### Task to carry out
Count how many lines contain the word "this". Please give only the number.
--- Given data ---
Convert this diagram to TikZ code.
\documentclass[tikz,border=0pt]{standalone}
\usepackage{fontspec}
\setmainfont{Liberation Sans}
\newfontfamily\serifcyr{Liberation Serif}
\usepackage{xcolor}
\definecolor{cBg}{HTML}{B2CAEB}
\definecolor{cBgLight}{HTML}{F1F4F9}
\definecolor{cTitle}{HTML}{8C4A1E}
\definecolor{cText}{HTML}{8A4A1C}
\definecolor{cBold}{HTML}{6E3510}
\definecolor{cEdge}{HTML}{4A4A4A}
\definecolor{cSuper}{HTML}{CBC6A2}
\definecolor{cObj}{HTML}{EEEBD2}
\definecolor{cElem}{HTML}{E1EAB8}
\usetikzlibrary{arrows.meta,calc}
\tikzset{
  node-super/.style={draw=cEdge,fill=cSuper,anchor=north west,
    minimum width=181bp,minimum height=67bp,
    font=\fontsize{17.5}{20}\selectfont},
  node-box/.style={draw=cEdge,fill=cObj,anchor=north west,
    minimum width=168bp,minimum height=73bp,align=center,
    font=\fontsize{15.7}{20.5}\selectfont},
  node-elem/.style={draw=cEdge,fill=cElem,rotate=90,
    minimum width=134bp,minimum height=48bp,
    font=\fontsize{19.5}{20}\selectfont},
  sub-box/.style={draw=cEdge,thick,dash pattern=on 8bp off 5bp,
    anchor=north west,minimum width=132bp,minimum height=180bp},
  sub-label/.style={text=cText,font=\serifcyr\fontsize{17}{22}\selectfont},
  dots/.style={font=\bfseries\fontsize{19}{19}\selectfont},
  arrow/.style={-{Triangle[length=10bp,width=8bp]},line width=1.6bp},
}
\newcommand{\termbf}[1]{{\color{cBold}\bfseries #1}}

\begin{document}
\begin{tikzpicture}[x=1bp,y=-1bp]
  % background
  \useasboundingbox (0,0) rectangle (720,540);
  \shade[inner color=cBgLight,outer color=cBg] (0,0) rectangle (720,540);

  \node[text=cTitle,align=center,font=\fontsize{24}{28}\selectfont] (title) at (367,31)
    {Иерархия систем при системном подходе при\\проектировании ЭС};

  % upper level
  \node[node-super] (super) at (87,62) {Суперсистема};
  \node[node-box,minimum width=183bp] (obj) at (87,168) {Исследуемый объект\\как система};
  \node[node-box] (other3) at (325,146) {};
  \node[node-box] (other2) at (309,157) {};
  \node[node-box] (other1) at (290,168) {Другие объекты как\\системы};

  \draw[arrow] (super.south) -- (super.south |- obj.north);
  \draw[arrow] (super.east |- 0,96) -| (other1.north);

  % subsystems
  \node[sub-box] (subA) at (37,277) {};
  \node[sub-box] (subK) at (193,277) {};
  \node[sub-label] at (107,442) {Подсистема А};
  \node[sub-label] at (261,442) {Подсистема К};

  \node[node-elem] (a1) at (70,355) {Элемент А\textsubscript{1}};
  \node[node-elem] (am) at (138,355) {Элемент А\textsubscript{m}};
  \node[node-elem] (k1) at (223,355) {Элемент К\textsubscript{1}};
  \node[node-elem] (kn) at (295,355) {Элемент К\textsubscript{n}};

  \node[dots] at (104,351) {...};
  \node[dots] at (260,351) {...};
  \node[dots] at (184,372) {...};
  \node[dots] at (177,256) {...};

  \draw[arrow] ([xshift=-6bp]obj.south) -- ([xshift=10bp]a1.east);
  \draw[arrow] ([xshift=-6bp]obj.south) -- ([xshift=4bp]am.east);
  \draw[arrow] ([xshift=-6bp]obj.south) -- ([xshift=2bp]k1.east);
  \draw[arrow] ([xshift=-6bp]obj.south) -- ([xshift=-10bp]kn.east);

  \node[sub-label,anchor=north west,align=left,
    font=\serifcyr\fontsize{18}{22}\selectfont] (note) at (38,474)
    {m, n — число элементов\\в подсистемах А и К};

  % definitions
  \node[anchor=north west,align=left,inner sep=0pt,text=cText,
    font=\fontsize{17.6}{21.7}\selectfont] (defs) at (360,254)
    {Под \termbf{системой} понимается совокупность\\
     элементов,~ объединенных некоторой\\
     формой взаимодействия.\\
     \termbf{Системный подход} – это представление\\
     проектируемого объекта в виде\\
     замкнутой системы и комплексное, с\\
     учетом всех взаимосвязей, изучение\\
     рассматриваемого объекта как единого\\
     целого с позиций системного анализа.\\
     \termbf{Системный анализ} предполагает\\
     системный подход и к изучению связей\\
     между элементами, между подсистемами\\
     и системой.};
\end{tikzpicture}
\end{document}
---
--- Given data ---
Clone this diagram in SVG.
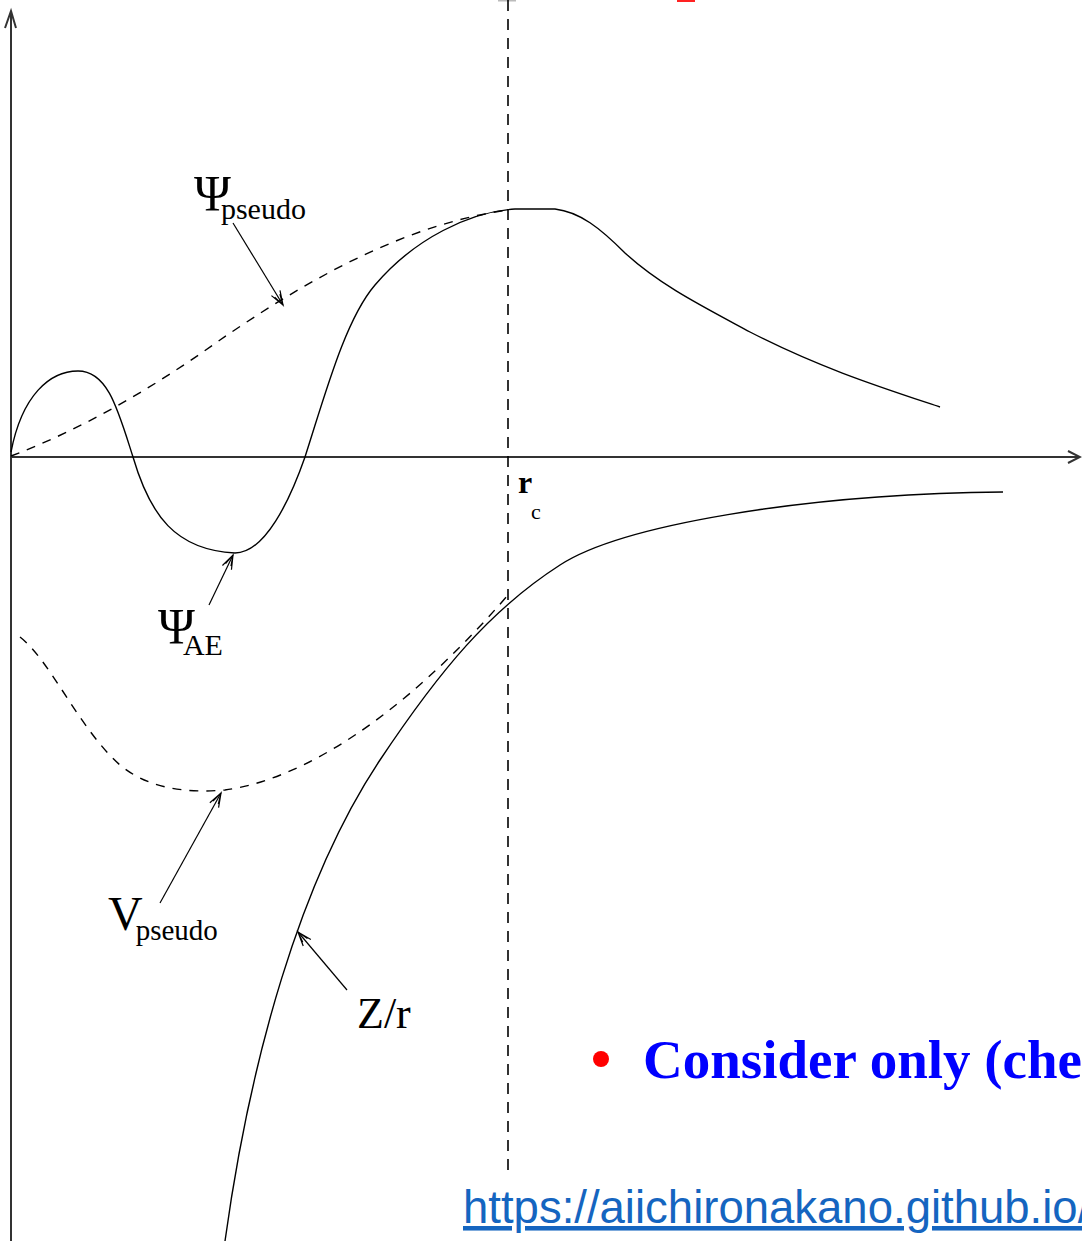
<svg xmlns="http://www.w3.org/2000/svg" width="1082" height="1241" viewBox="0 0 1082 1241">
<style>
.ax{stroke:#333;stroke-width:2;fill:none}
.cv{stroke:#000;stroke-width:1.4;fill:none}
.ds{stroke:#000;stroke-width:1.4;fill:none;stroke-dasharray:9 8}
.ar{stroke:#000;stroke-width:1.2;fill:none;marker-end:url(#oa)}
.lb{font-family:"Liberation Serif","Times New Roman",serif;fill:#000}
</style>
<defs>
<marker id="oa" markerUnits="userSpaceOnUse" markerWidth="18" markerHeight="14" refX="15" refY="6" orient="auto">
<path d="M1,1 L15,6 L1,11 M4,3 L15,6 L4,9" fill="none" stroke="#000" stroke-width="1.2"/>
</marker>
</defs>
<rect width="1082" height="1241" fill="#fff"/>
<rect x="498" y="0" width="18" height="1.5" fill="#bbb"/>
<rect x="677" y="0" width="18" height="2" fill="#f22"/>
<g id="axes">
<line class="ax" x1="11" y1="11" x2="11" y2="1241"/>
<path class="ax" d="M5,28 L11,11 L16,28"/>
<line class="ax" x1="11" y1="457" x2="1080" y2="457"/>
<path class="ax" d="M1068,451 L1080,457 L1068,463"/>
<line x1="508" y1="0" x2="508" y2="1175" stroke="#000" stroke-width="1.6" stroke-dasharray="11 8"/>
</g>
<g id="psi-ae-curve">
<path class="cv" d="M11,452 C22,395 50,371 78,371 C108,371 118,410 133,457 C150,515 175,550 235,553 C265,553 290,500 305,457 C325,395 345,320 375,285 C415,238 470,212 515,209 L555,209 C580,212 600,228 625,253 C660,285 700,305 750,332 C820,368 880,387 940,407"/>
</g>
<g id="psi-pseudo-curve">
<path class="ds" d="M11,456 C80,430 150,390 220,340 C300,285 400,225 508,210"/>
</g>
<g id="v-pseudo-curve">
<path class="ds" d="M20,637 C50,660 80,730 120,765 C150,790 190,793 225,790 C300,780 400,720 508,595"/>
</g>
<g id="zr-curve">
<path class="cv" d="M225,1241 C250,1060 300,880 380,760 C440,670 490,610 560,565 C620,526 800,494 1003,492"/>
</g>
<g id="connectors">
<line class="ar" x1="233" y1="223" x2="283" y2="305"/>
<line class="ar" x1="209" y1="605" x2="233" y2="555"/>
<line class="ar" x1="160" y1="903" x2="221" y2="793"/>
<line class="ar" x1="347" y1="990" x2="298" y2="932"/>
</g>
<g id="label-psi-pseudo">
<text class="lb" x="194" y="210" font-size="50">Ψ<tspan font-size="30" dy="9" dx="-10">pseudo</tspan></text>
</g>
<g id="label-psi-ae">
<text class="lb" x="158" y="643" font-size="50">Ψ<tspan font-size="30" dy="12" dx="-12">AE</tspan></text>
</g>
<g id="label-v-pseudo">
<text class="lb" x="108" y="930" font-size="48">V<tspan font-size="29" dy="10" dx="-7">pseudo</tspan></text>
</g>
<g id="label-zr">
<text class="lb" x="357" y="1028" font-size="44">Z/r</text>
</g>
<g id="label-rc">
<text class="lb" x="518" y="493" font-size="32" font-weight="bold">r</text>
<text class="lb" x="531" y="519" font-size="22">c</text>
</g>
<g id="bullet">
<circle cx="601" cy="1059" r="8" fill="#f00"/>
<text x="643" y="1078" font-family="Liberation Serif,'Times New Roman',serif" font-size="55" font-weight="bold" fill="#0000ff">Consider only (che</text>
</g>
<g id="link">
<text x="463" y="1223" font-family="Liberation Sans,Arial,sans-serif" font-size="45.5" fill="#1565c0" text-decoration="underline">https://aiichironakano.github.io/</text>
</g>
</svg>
---
### Exercise response
2